A clean way to write observational work is to acknowledge that the key assumption might be violated and then ask: by how much would it need to be violated to overturn the result? This can be done informally. If your effect disappears when you trim a small region of weak overlap, that is informative. If your estimate flips sign under minor changes in specification, that is informative. If your conclusion relies entirely on a narrow and fragile modelling choice, say so.

The goal is not to confess weakness for its own sake. The goal is to make clear what part of the conclusion is driven by the design and what part is driven by modelling choices.

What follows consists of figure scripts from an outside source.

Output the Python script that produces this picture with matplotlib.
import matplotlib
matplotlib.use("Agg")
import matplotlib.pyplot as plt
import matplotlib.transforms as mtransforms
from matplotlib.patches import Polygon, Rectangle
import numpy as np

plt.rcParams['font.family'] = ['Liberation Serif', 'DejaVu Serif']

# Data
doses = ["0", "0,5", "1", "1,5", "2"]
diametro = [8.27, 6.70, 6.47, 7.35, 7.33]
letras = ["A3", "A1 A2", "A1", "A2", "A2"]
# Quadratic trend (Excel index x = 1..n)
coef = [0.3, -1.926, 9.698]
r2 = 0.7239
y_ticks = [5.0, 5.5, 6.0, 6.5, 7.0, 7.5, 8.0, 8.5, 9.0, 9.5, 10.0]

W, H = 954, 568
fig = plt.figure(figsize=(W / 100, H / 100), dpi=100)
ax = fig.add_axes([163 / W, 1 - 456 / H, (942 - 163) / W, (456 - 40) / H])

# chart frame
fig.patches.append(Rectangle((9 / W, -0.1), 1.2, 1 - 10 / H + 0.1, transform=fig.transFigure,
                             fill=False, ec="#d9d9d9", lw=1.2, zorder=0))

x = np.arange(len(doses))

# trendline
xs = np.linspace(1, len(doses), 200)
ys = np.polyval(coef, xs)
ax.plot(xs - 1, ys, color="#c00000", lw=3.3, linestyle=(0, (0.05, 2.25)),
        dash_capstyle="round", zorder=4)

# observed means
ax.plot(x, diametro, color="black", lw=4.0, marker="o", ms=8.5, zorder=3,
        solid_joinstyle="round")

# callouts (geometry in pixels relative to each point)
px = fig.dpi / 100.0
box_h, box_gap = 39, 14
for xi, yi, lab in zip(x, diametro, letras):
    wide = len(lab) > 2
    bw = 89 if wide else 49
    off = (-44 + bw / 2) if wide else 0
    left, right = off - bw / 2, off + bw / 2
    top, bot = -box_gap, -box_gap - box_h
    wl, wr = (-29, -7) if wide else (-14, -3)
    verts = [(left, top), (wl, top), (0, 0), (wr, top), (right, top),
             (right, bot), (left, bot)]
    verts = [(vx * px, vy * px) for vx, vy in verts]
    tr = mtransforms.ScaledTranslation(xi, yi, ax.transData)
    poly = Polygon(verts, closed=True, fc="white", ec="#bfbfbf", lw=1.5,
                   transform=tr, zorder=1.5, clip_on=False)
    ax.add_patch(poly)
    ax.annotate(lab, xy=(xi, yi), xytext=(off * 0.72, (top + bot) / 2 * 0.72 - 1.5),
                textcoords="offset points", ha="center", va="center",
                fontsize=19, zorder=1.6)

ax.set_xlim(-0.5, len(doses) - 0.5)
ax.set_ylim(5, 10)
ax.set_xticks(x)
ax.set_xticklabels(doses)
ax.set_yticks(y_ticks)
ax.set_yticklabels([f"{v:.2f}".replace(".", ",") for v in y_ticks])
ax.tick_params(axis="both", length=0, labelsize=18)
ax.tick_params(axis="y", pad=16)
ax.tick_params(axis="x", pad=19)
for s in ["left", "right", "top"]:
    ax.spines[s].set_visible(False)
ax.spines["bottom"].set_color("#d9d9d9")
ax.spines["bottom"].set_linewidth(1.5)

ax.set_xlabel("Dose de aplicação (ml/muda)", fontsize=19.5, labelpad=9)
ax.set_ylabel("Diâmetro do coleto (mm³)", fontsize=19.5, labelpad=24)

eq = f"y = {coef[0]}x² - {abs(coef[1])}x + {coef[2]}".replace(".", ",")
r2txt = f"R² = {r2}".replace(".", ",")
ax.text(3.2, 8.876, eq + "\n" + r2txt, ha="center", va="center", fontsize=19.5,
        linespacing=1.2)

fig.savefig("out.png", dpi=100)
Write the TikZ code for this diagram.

How to write “as-if” honestly

Most papers fail not because the author is dishonest, but because they are vague. Vagueness looks safe, but it is not. It invites the reader to fill in the missing mechanism with their own doubts.

A useful template is to write three short paragraphs.

First, state the mechanism and the identifying assumption in plain language: what makes treatment variation plausibly as‑if random in your setting.

Second, show the evidence that speaks to the assumption: overlap and balance; first stage and institutional detail; density and covariate continuity; pre‑trends and placebos.

Third, state the scope: for whom the effect is identified (near the cut‑off, compliers, treated group, overlapping region), and what types of violations would threaten it.

If you can do those three paragraphs clearly, you will have done most of the work of identification.

The six parts of this series can be compressed into a single claim. Causality in econometrics is never delivered by a regression table alone. It is delivered by a defended mechanism—sometimes real randomisation, sometimes design that mimics it, and sometimes a model‑assisted claim that what remains behaves like chance. The better you can describe and defend that mechanism, the more your numbers mean.